Monday, December 31, 2007

New Year, new blog.

Yeah, I had blogs going all over the place, so I might as well composite it down in one place. Or something. Downey Obscure Game Reports coming soon; until then, here's my most recent Facebook blog.

"You know, this is a time when I should look back on the past year, see what I did right, apologize to the people that I wrongly hurt, and then look forward to the New Year. But, uh, 2007 was possibly the best year of my entire life, which means that I don't exactly have a lot to regret. I took a couple of jobs, performed on stage multiple times, got a social life, returned to MCLA, and got good grades. I can only think of one huge mistake that I made this past year, and I already apologized for it.

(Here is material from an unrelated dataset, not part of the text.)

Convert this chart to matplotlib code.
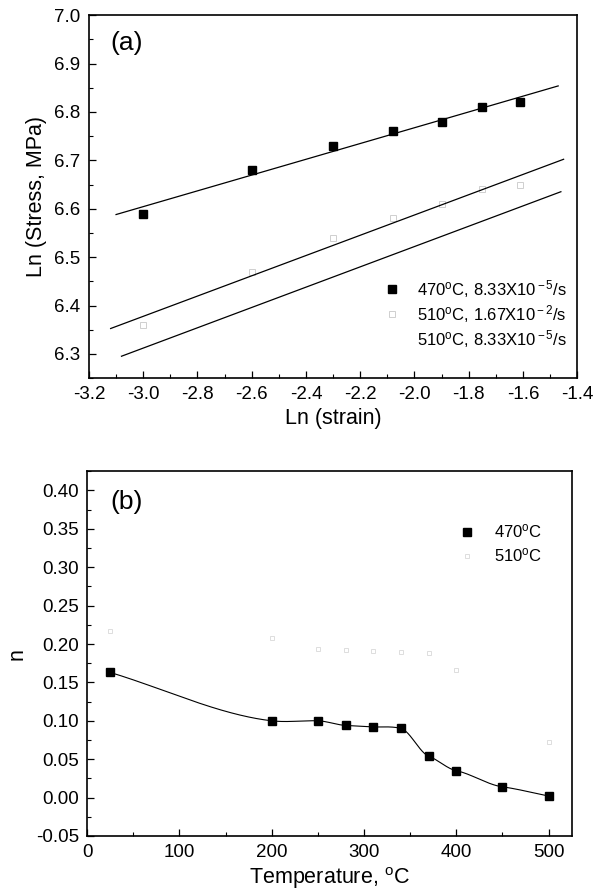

I'm not looking forward to 2008, though. Why? Well, first of all, I'm almost certain that one of my step-relatives is going to die not long after the New Year comes. (And no, this isn't a "I have this feeling in my gut" kind of thing. This is a "They took her off of life support a couple of days ago and now we're waiting" kind of thing.) Also, with my oldest cousin graduating at the same time as the kids that were freshmen when I was a senior in high school, I'm really going to start feeling like an old man. Oh, and 2008 is an election year, and if the last two elections were any indication, our new president is going to kick off 2009 by stabbing somebody at the podium, raping their dying corpse, and then saying it was all okay, either because they were in favor of the war or because they were against the war (depending on which party wins). Did I mention that 2008 is also going to mark ten years since my dad died? Happy New Year indeed.

So, obviously, I'm turning a blind eye towards 2008. I won't have to worry about it for a little under 7 hours, anyway. So, instead, I'll just toss some thoughts out there for you to consider.

-Acting according to the wishes of spineless individuals can seem like a good idea at the time, but you'll be regretting it when your inbox gets flooded with hate mail.

-Women don't like it when you touch their toes.

-Remember the saying, "If it's free, I'm going to get my money's worth"? Yeah, that's been proven wrong.

-If their name is hard to spell or pronounce, there's a 90% chance that they are awesome.

-The phrase "child-bearing hips" is fucking hilarious and needs to be put into casual conversation as often as possible.

-If you didn't regularly watch Patriots games until they won the Super Bowl, but now consider yourself to be a big fan of them, CONGRATULATIONS, you're a douchebag. You're dumber than Yankees fans. You have less worth than Dolphins fans. Terrorists hate America because of people like you. Kill yourselves. (Note: the previous couple of statements should not be taken literally. Just know that you suck ass.)

-There's more than one way to spell "Jumanji".

With this, I now bravely, and with a heavy heart, lift up my Sprite and toast 2008, which, according to Chinese Astrology, is the Year of the Rat. Which means that Hilary Clinton is going to get elected. Fuck."